▶ [Work to do]:
Pictures within the data are to be left out; everything else must be reproduced exactly.

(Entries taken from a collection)

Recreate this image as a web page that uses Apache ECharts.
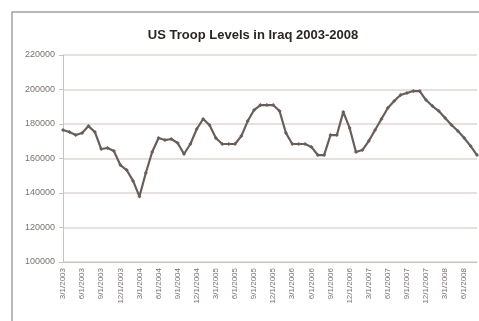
<!DOCTYPE html>
<html>
<head>
<meta charset="utf-8">
<script src="https://cdn.jsdelivr.net/npm/echarts@6/dist/echarts.min.js"></script>
<style>
html,body{margin:0;padding:0;background:#fff;}
#container{width:479px;height:321px;}
</style>
</head>
<body>
<div id="container"></div>
<script>
// months Mar 2003 .. Aug 2008
var months = [];
for (var y = 2003; y <= 2008; y++) {
	for (var m = 1; m <= 12; m++) {
		if (y == 2003 && m < 3) continue;
		if (y == 2008 && m > 8) continue;
		months.push(m + '/1/' + y);
	}
}
var troops = [
	176500, 175400, 173600, 174800, 178800, 175400, 165500, 166100, 164300, 156200,
	153300, 147000, 138000, 151600, 163800, 171900, 170700, 171300, 169000, 162600,
	168400, 177100, 182900, 179400, 171900, 168400, 168400, 168400, 173000, 181700,
	188100, 191000, 191000, 191000, 187500, 174800, 168400, 168400, 168400, 166700,
	162000, 162000, 173600, 173600, 187000, 177700, 163800, 164900, 170100, 176500,
	182900, 189300, 193300, 196800, 198000, 199100, 199100, 193900, 190400, 187500,
	183500, 179400, 175900, 171900, 167200, 162000
];
var yTicks = {min: 100000, max: 220000, step: 20000};

var myChart = echarts.init(document.getElementById('container'));
var option = {
	backgroundColor: '#fff',
	animation: false,
	title: {
		text: 'US Troop Levels in Iraq 2003-2008',
		left: 248,
		textAlign: 'center',
		top: 24,
		textStyle: {
			fontFamily: 'Liberation Sans',
			fontSize: 13,
			fontWeight: 'bold',
			color: '#2b2523'
		}
	},
	graphic: [{
		type: 'rect',
		shape: {x: 12, y: 12, width: 476, height: 320},
		style: {fill: 'none', stroke: '#a8a09c', lineWidth: 1.5},
		silent: true
	}],
	grid: {left: 63, right: 2, top: 55, bottom: 59},
	xAxis: {
		type: 'category',
		boundaryGap: false,
		data: months,
		axisLine: {lineStyle: {color: '#c9c3c0', width: 1}},
		axisTick: {show: false},
		axisLabel: {
			interval: 2,
			rotate: 90,
			fontSize: 8,
			fontFamily: 'Liberation Sans',
			color: '#7a7370',
			margin: 6
		}
	},
	yAxis: {
		type: 'value',
		min: yTicks.min,
		max: yTicks.max,
		interval: yTicks.step,
		axisLine: {show: true, lineStyle: {color: '#c9c3c0', width: 1}},
		axisTick: {show: true, length: 4, lineStyle: {color: '#c9c3c0'}},
		axisLabel: {
			fontSize: 9,
			fontFamily: 'Liberation Sans',
			color: '#7a7370',
			margin: 8,
			formatter: function(v){ return String(v); }
		},
		splitLine: {lineStyle: {color: '#dcd7d5', width: 1.5}}
	},
	series: [{
		type: 'line',
		data: troops,
		symbol: 'diamond',
		symbolSize: 4,
		itemStyle: {color: '#6a5e59'},
		lineStyle: {color: '#6a5e59', width: 2.2}
	}]
};
myChart.setOption(option);
</script>
</body>
</html>
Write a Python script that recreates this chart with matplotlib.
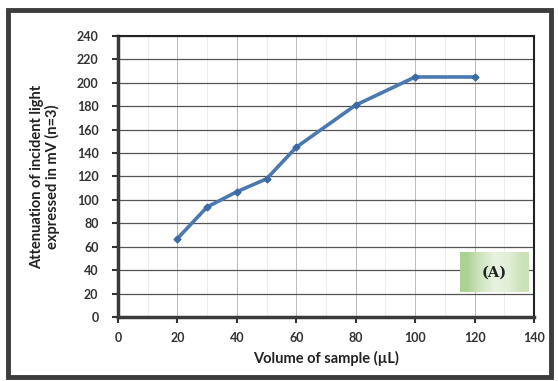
import numpy as np
import matplotlib.pyplot as plt
from matplotlib.patches import Rectangle

# values
volume = [20, 30, 40, 50, 60, 80, 100, 120]
attenuation = [67, 94, 107, 118, 145, 181, 205, 205]
x_ticks = [0, 20, 40, 60, 80, 100, 120, 140]
y_ticks = [0, 20, 40, 60, 80, 100, 120, 140, 160, 180, 200, 220, 240]

plt.rcParams["font.family"] = ["Lato", "DejaVu Sans"]

fig = plt.figure(figsize=(5.58, 3.81), dpi=100)
ax = fig.add_axes([0.2115, 0.168, 0.7455, 0.7375])

ax.plot(volume, attenuation, color="#4a78b0", lw=2.6, marker="D", ms=3.5,
        markerfacecolor="#3d6aa3", markeredgecolor="#3d6aa3")

ax.set_xlim(0, 140)
ax.set_ylim(0, 240)
ax.set_xticks(x_ticks)
ax.set_yticks(y_ticks)
ax.set_xticks(np.arange(10, 140, 10), minor=True)
ax.grid(axis="y", which="major", color="#555555", lw=0.9)
ax.grid(axis="x", which="major", color="#bbbbbb", lw=0.7)
ax.grid(axis="x", which="minor", color="#e6e6e6", lw=0.5)
ax.tick_params(axis="both", which="major", labelsize=9, length=4, width=1.5,
               direction="out", colors="#333333")
ax.tick_params(axis="x", which="minor", length=0)
for lab in ax.get_xticklabels() + ax.get_yticklabels():
    lab.set_fontweight("bold")
ax.tick_params(axis="x", pad=7)
ax.tick_params(axis="y", pad=10)

for side in ["left", "bottom"]:
    ax.spines[side].set_linewidth(2.5)
    ax.spines[side].set_color("#3a3a3a")
for side in ["top", "right"]:
    ax.spines[side].set_linewidth(1.5)
    ax.spines[side].set_color("#222222")

ax.set_xlabel("Volume of sample (µL)", fontsize=10.5, fontweight="bold", color="#222222",
              labelpad=5)
ax.set_ylabel("Attenuation of incident light\nexpressed in mV (n=3)", fontsize=10.5,
              fontweight="bold", color="#222222", labelpad=12, linespacing=1.1)

# green label box
grad = np.array([[0.0, 0.6, 1.0, 0.9, 0.5]])
cmap = plt.matplotlib.colors.LinearSegmentedColormap.from_list("g", ["#acd293", "#e8f2df"])
ax.imshow(grad, extent=[115, 138, 21, 55], aspect="auto", cmap=cmap, zorder=3,
          interpolation="bilinear")
ax.text(126.5, 38, "(A)", ha="center", va="center", fontsize=10.5, fontweight="bold",
        family="DejaVu Serif", color="#222222", zorder=4)
ax.set_xlim(0, 140)
ax.set_ylim(0, 240)

# outer frame
fig.patches.append(Rectangle((0.015, 0.01), 0.972, 0.963, transform=fig.transFigure,
                             fill=False, edgecolor="#3c3c3c", lw=3.5))

fig.savefig("out.png", dpi=100)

▶ [Response]:
Recreate this image as a web page that uses Apache ECharts.
<!DOCTYPE html>
<html>
<head>
<meta charset="utf-8">
<script src="https://cdn.jsdelivr.net/npm/echarts@6/dist/echarts.min.js"></script>
<style>
html,body{margin:0;padding:0;background:#fff;}
#container{width:479px;height:321px;}
</style>
</head>
<body>
<div id="container"></div>
<script>
// months Mar 2003 .. Aug 2008
var months = [];
for (var y = 2003; y <= 2008; y++) {
	for (var m = 1; m <= 12; m++) {
		if (y == 2003 && m < 3) continue;
		if (y == 2008 && m > 8) continue;
		months.push(m + '/1/' + y);
	}
}
var troops = [
	176500, 175400, 173600, 174800, 178800, 175400, 165500, 166100, 164300, 156200,
	153300, 147000, 138000, 151600, 163800, 171900, 170700, 171300, 169000, 162600,
	168400, 177100, 182900, 179400, 171900, 168400, 168400, 168400, 173000, 181700,
	188100, 191000, 191000, 191000, 187500, 174800, 168400, 168400, 168400, 166700,
	162000, 162000, 173600, 173600, 187000, 177700, 163800, 164900, 170100, 176500,
	182900, 189300, 193300, 196800, 198000, 199100, 199100, 193900, 190400, 187500,
	183500, 179400, 175900, 171900, 167200, 162000
];
var yTicks = {min: 100000, max: 220000, step: 20000};

var myChart = echarts.init(document.getElementById('container'));
var option = {
	backgroundColor: '#fff',
	animation: false,
	title: {
		text: 'US Troop Levels in Iraq 2003-2008',
		left: 248,
		textAlign: 'center',
		top: 24,
		textStyle: {
			fontFamily: 'Liberation Sans',
			fontSize: 13,
			fontWeight: 'bold',
			color: '#2b2523'
		}
	},
	graphic: [{
		type: 'rect',
		shape: {x: 12, y: 12, width: 476, height: 320},
		style: {fill: 'none', stroke: '#a8a09c', lineWidth: 1.5},
		silent: true
	}],
	grid: {left: 63, right: 2, top: 55, bottom: 59},
	xAxis: {
		type: 'category',
		boundaryGap: false,
		data: months,
		axisLine: {lineStyle: {color: '#c9c3c0', width: 1}},
		axisTick: {show: false},
		axisLabel: {
			interval: 2,
			rotate: 90,
			fontSize: 8,
			fontFamily: 'Liberation Sans',
			color: '#7a7370',
			margin: 6
		}
	},
	yAxis: {
		type: 'value',
		min: yTicks.min,
		max: yTicks.max,
		interval: yTicks.step,
		axisLine: {show: true, lineStyle: {color: '#c9c3c0', width: 1}},
		axisTick: {show: true, length: 4, lineStyle: {color: '#c9c3c0'}},
		axisLabel: {
			fontSize: 9,
			fontFamily: 'Liberation Sans',
			color: '#7a7370',
			margin: 8,
			formatter: function(v){ return String(v); }
		},
		splitLine: {lineStyle: {color: '#dcd7d5', width: 1.5}}
	},
	series: [{
		type: 'line',
		data: troops,
		symbol: 'diamond',
		symbolSize: 4,
		itemStyle: {color: '#6a5e59'},
		lineStyle: {color: '#6a5e59', width: 2.2}
	}]
};
myChart.setOption(option);
</script>
</body>
</html>
Write a Python script that recreates this chart with matplotlib.
import numpy as np
import matplotlib.pyplot as plt
from matplotlib.patches import Rectangle

# values
volume = [20, 30, 40, 50, 60, 80, 100, 120]
attenuation = [67, 94, 107, 118, 145, 181, 205, 205]
x_ticks = [0, 20, 40, 60, 80, 100, 120, 140]
y_ticks = [0, 20, 40, 60, 80, 100, 120, 140, 160, 180, 200, 220, 240]

plt.rcParams["font.family"] = ["Lato", "DejaVu Sans"]

fig = plt.figure(figsize=(5.58, 3.81), dpi=100)
ax = fig.add_axes([0.2115, 0.168, 0.7455, 0.7375])

ax.plot(volume, attenuation, color="#4a78b0", lw=2.6, marker="D", ms=3.5,
        markerfacecolor="#3d6aa3", markeredgecolor="#3d6aa3")

ax.set_xlim(0, 140)
ax.set_ylim(0, 240)
ax.set_xticks(x_ticks)
ax.set_yticks(y_ticks)
ax.set_xticks(np.arange(10, 140, 10), minor=True)
ax.grid(axis="y", which="major", color="#555555", lw=0.9)
ax.grid(axis="x", which="major", color="#bbbbbb", lw=0.7)
ax.grid(axis="x", which="minor", color="#e6e6e6", lw=0.5)
ax.tick_params(axis="both", which="major", labelsize=9, length=4, width=1.5,
               direction="out", colors="#333333")
ax.tick_params(axis="x", which="minor", length=0)
for lab in ax.get_xticklabels() + ax.get_yticklabels():
    lab.set_fontweight("bold")
ax.tick_params(axis="x", pad=7)
ax.tick_params(axis="y", pad=10)

for side in ["left", "bottom"]:
    ax.spines[side].set_linewidth(2.5)
    ax.spines[side].set_color("#3a3a3a")
for side in ["top", "right"]:
    ax.spines[side].set_linewidth(1.5)
    ax.spines[side].set_color("#222222")

ax.set_xlabel("Volume of sample (µL)", fontsize=10.5, fontweight="bold", color="#222222",
              labelpad=5)
ax.set_ylabel("Attenuation of incident light\nexpressed in mV (n=3)", fontsize=10.5,
              fontweight="bold", color="#222222", labelpad=12, linespacing=1.1)

# green label box
grad = np.array([[0.0, 0.6, 1.0, 0.9, 0.5]])
cmap = plt.matplotlib.colors.LinearSegmentedColormap.from_list("g", ["#acd293", "#e8f2df"])
ax.imshow(grad, extent=[115, 138, 21, 55], aspect="auto", cmap=cmap, zorder=3,
          interpolation="bilinear")
ax.text(126.5, 38, "(A)", ha="center", va="center", fontsize=10.5, fontweight="bold",
        family="DejaVu Serif", color="#222222", zorder=4)
ax.set_xlim(0, 140)
ax.set_ylim(0, 240)

# outer frame
fig.patches.append(Rectangle((0.015, 0.01), 0.972, 0.963, transform=fig.transFigure,
                             fill=False, edgecolor="#3c3c3c", lw=3.5))

fig.savefig("out.png", dpi=100)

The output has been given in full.